### What to work on
Copy out the listing in full, exactly as written, but not its pictures.

### Information supplied
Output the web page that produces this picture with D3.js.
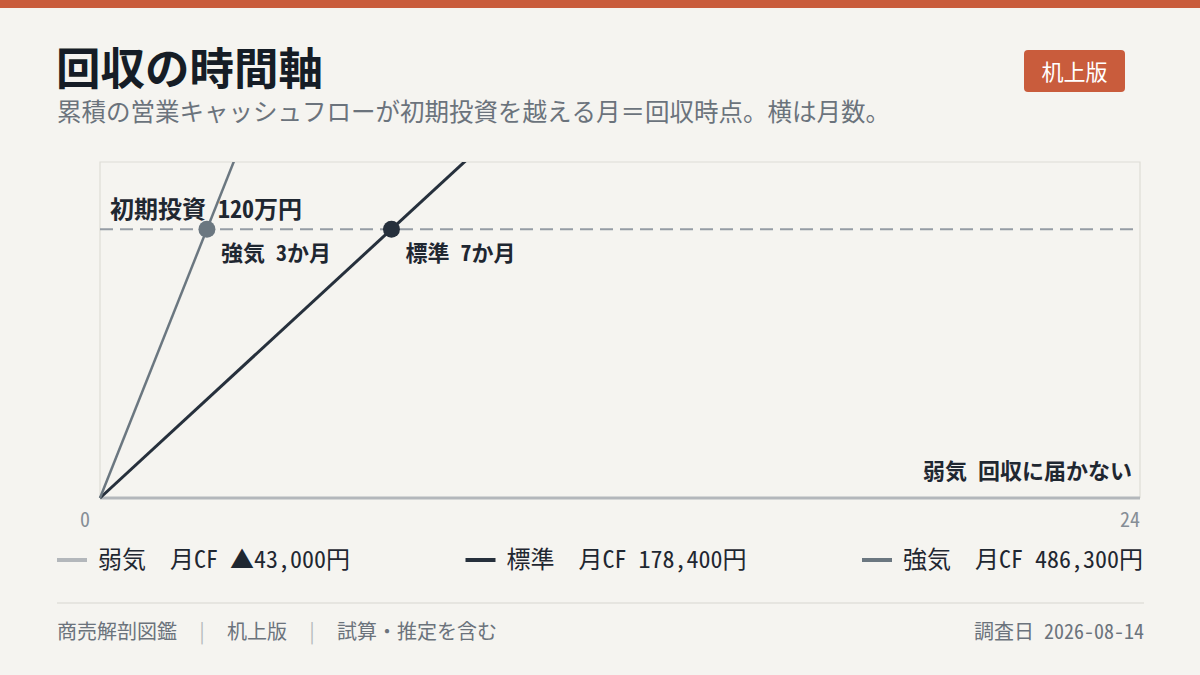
<!DOCTYPE html>
<html lang="ja">
<head>
<meta charset="utf-8">
<script src="https://cdn.jsdelivr.net/npm/d3@7"></script>
<style>
  html, body { margin: 0; padding: 0; background: #f5f4f0; }
  svg { display: block; font-family: "Noto Sans Mono CJK JP", "Noto Sans CJK JP", sans-serif; }
  svg text { white-space: pre; }
</style>
</head>
<body>
<svg id="chart" width="1200" height="675"></svg>
<script>
// Scenario data (monthly operating cash flow, yen).
const scenarios = ['弱気', '標準', '強気'];
const monthlyCF = [-43000, 178400, 486300];
const cfLabels = ['▲43,000円', '178,400円', '486,300円'];
const colors = ['#b3b7bb', '#26303c', '#6b7780'];
const strokeWidths = [3, 3, 2.5];
const months = [0, 24];
const investment = 1200000;
const yMax = 1500000;

const W = 1200, H = 675;
const margin = {top: 162, right: 60, bottom: 177, left: 100};
const width = W - margin.left - margin.right;
const height = H - margin.top - margin.bottom;

const svg = d3.select('#chart');

// Top bar.
svg.append('rect').attr('width', W).attr('height', 8).attr('fill', '#c95c3c');

// Title + subtitle.
svg.append('text').attr('x', 56).attr('y', 85)
  .attr('font-size', 44.5).attr('font-weight', 700).attr('fill', '#161d26')
  .text('回収の時間軸');
svg.append('text').attr('x', 57).attr('y', 121)
  .attr('font-size', 24.5).attr('fill', '#6b737c')
  .text('累積の営業キャッシュフローが初期投資を越える月＝回収時点。横は月数。');

// Badge.
const badge = svg.append('g').attr('transform', 'translate(1024, 50)');
badge.append('rect').attr('width', 101).attr('height', 42).attr('rx', 4).attr('fill', '#c95c3c');
badge.append('text').attr('x', 50.5).attr('y', 29.5).attr('text-anchor', 'middle')
  .attr('font-size', 22).attr('font-weight', 500).attr('fill', '#fff').text('机上版');

// Scales.
const x = d3.scaleLinear().domain([0, 24]).range([0, width]);
const y = d3.scaleLinear().domain([0, yMax]).range([height, 0]);

const g = svg.append('g').attr('transform', `translate(${margin.left}, ${margin.top})`);

g.append('defs').append('clipPath').attr('id', 'plotClip')
  .append('rect').attr('x', -2).attr('y', 0).attr('width', width + 2).attr('height', height + 3);

// Frame.
g.append('path')
  .attr('d', `M0,${height}V0H${width}V${height}`)
  .attr('fill', 'none').attr('stroke', '#dedcd6').attr('stroke-width', 1.2);

// Investment line.
g.append('line')
  .attr('x1', 0).attr('x2', width).attr('y1', y(investment)).attr('y2', y(investment))
  .attr('stroke', '#959ca4').attr('stroke-width', 2).attr('stroke-dasharray', '13,7');
g.append('text').attr('x', 10).attr('y', y(investment) - 11)
  .attr('font-size', 24).attr('font-weight', 700).attr('fill', '#1f2731')
  .text('初期投資 120万円');

// Cumulative lines (clamped at zero, clipped to the frame).
const line = d3.line()
  .x(d => x(d.m))
  .y(d => y(Math.max(0, d.v)));

const lines = g.append('g').attr('clip-path', 'url(#plotClip)');
scenarios.forEach((s, i) => {
  const pts = months.map(m => ({m, v: monthlyCF[i] * m}));
  lines.append('path').datum(pts)
    .attr('d', line)
    .attr('fill', 'none')
    .attr('stroke', colors[i])
    .attr('stroke-width', strokeWidths[i]);
});

// Payback points + labels.
scenarios.forEach((s, i) => {
  if (monthlyCF[i] <= 0) return;
  const pm = investment / monthlyCF[i];
  g.append('circle').attr('cx', x(pm)).attr('cy', y(investment)).attr('r', 8.5)
    .attr('fill', colors[i]);
  g.append('text').attr('x', x(pm) + 14).attr('y', y(investment) + 32)
    .attr('font-size', 22).attr('font-weight', 700).attr('fill', '#1f2731')
    .text(`${s} ${Math.ceil(pm)}か月`);
});
g.append('text').attr('x', width - 8).attr('y', height - 19).attr('text-anchor', 'end')
  .attr('font-size', 22).attr('font-weight', 700).attr('fill', '#1f2731')
  .text('弱気 回収に届かない');

// X tick labels.
g.append('text').attr('x', x(0) - 15).attr('y', height + 29).attr('text-anchor', 'middle')
  .attr('font-size', 20).attr('fill', '#868e96').text(months[0]);
g.append('text').attr('x', x(24)).attr('y', height + 29).attr('text-anchor', 'end')
  .attr('font-size', 20).attr('fill', '#868e96').text(months[1]);

// Legend, spread between left and right edges.
const legend = svg.append('g').attr('transform', 'translate(0, 560)');
const items = scenarios.map((s, i) => {
  const it = legend.append('g');
  it.append('line').attr('x1', 0).attr('x2', 30).attr('y1', 0).attr('y2', 0)
    .attr('stroke', colors[i]).attr('stroke-width', 4);
  it.append('text').attr('x', 41).attr('y', 8)
    .attr('font-size', 24).attr('fill', '#1f2731')
    .text(`${s}　月CF ${cfLabels[i]}`);
  return it;
});
const widths = items.map(it => it.node().getBBox().width);
const left = 57, right = 1143;
const gap = (right - left - d3.sum(widths)) / (items.length - 1);
let cx = left;
items.forEach((it, i) => {
  it.attr('transform', `translate(${cx}, 0)`);
  cx += widths[i] + gap;
});

// Footer.
svg.append('line').attr('x1', 57).attr('x2', 1144).attr('y1', 603).attr('y2', 603)
  .attr('stroke', '#d8d6d0').attr('stroke-width', 1.2);
const foot = svg.append('text').attr('x', 57).attr('y', 639)
  .attr('font-size', 20).attr('fill', '#6b737c');
const footParts = ['商売解剖図鑑', '机上版', '試算・推定を含む'];
footParts.forEach((p, i) => {
  if (i > 0) foot.append('tspan').attr('fill', '#b5b9bd').text('　|　');
  foot.append('tspan').text(p);
});
svg.append('text').attr('x', 1144).attr('y', 639).attr('text-anchor', 'end')
  .attr('font-size', 20).attr('fill', '#6b737c').text('調査日 2026-08-14');
</script>
</body>
</html>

### Exercise answer
Output the web page that produces this picture with D3.js.
<!DOCTYPE html>
<html lang="ja">
<head>
<meta charset="utf-8">
<script src="https://cdn.jsdelivr.net/npm/d3@7"></script>
<style>
  html, body { margin: 0; padding: 0; background: #f5f4f0; }
  svg { display: block; font-family: "Noto Sans Mono CJK JP", "Noto Sans CJK JP", sans-serif; }
  svg text { white-space: pre; }
</style>
</head>
<body>
<svg id="chart" width="1200" height="675"></svg>
<script>
// Scenario data (monthly operating cash flow, yen).
const scenarios = ['弱気', '標準', '強気'];
const monthlyCF = [-43000, 178400, 486300];
const cfLabels = ['▲43,000円', '178,400円', '486,300円'];
const colors = ['#b3b7bb', '#26303c', '#6b7780'];
const strokeWidths = [3, 3, 2.5];
const months = [0, 24];
const investment = 1200000;
const yMax = 1500000;

const W = 1200, H = 675;
const margin = {top: 162, right: 60, bottom: 177, left: 100};
const width = W - margin.left - margin.right;
const height = H - margin.top - margin.bottom;

const svg = d3.select('#chart');

// Top bar.
svg.append('rect').attr('width', W).attr('height', 8).attr('fill', '#c95c3c');

// Title + subtitle.
svg.append('text').attr('x', 56).attr('y', 85)
  .attr('font-size', 44.5).attr('font-weight', 700).attr('fill', '#161d26')
  .text('回収の時間軸');
svg.append('text').attr('x', 57).attr('y', 121)
  .attr('font-size', 24.5).attr('fill', '#6b737c')
  .text('累積の営業キャッシュフローが初期投資を越える月＝回収時点。横は月数。');

// Badge.
const badge = svg.append('g').attr('transform', 'translate(1024, 50)');
badge.append('rect').attr('width', 101).attr('height', 42).attr('rx', 4).attr('fill', '#c95c3c');
badge.append('text').attr('x', 50.5).attr('y', 29.5).attr('text-anchor', 'middle')
  .attr('font-size', 22).attr('font-weight', 500).attr('fill', '#fff').text('机上版');

// Scales.
const x = d3.scaleLinear().domain([0, 24]).range([0, width]);
const y = d3.scaleLinear().domain([0, yMax]).range([height, 0]);

const g = svg.append('g').attr('transform', `translate(${margin.left}, ${margin.top})`);

g.append('defs').append('clipPath').attr('id', 'plotClip')
  .append('rect').attr('x', -2).attr('y', 0).attr('width', width + 2).attr('height', height + 3);

// Frame.
g.append('path')
  .attr('d', `M0,${height}V0H${width}V${height}`)
  .attr('fill', 'none').attr('stroke', '#dedcd6').attr('stroke-width', 1.2);

// Investment line.
g.append('line')
  .attr('x1', 0).attr('x2', width).attr('y1', y(investment)).attr('y2', y(investment))
  .attr('stroke', '#959ca4').attr('stroke-width', 2).attr('stroke-dasharray', '13,7');
g.append('text').attr('x', 10).attr('y', y(investment) - 11)
  .attr('font-size', 24).attr('font-weight', 700).attr('fill', '#1f2731')
  .text('初期投資 120万円');

// Cumulative lines (clamped at zero, clipped to the frame).
const line = d3.line()
  .x(d => x(d.m))
  .y(d => y(Math.max(0, d.v)));

const lines = g.append('g').attr('clip-path', 'url(#plotClip)');
scenarios.forEach((s, i) => {
  const pts = months.map(m => ({m, v: monthlyCF[i] * m}));
  lines.append('path').datum(pts)
    .attr('d', line)
    .attr('fill', 'none')
    .attr('stroke', colors[i])
    .attr('stroke-width', strokeWidths[i]);
});

// Payback points + labels.
scenarios.forEach((s, i) => {
  if (monthlyCF[i] <= 0) return;
  const pm = investment / monthlyCF[i];
  g.append('circle').attr('cx', x(pm)).attr('cy', y(investment)).attr('r', 8.5)
    .attr('fill', colors[i]);
  g.append('text').attr('x', x(pm) + 14).attr('y', y(investment) + 32)
    .attr('font-size', 22).attr('font-weight', 700).attr('fill', '#1f2731')
    .text(`${s} ${Math.ceil(pm)}か月`);
});
g.append('text').attr('x', width - 8).attr('y', height - 19).attr('text-anchor', 'end')
  .attr('font-size', 22).attr('font-weight', 700).attr('fill', '#1f2731')
  .text('弱気 回収に届かない');

// X tick labels.
g.append('text').attr('x', x(0) - 15).attr('y', height + 29).attr('text-anchor', 'middle')
  .attr('font-size', 20).attr('fill', '#868e96').text(months[0]);
g.append('text').attr('x', x(24)).attr('y', height + 29).attr('text-anchor', 'end')
  .attr('font-size', 20).attr('fill', '#868e96').text(months[1]);

// Legend, spread between left and right edges.
const legend = svg.append('g').attr('transform', 'translate(0, 560)');
const items = scenarios.map((s, i) => {
  const it = legend.append('g');
  it.append('line').attr('x1', 0).attr('x2', 30).attr('y1', 0).attr('y2', 0)
    .attr('stroke', colors[i]).attr('stroke-width', 4);
  it.append('text').attr('x', 41).attr('y', 8)
    .attr('font-size', 24).attr('fill', '#1f2731')
    .text(`${s}　月CF ${cfLabels[i]}`);
  return it;
});
const widths = items.map(it => it.node().getBBox().width);
const left = 57, right = 1143;
const gap = (right - left - d3.sum(widths)) / (items.length - 1);
let cx = left;
items.forEach((it, i) => {
  it.attr('transform', `translate(${cx}, 0)`);
  cx += widths[i] + gap;
});

// Footer.
svg.append('line').attr('x1', 57).attr('x2', 1144).attr('y1', 603).attr('y2', 603)
  .attr('stroke', '#d8d6d0').attr('stroke-width', 1.2);
const foot = svg.append('text').attr('x', 57).attr('y', 639)
  .attr('font-size', 20).attr('fill', '#6b737c');
const footParts = ['商売解剖図鑑', '机上版', '試算・推定を含む'];
footParts.forEach((p, i) => {
  if (i > 0) foot.append('tspan').attr('fill', '#b5b9bd').text('　|　');
  foot.append('tspan').text(p);
});
svg.append('text').attr('x', 1144).attr('y', 639).attr('text-anchor', 'end')
  .attr('font-size', 20).attr('fill', '#6b737c').text('調査日 2026-08-14');
</script>
</body>
</html>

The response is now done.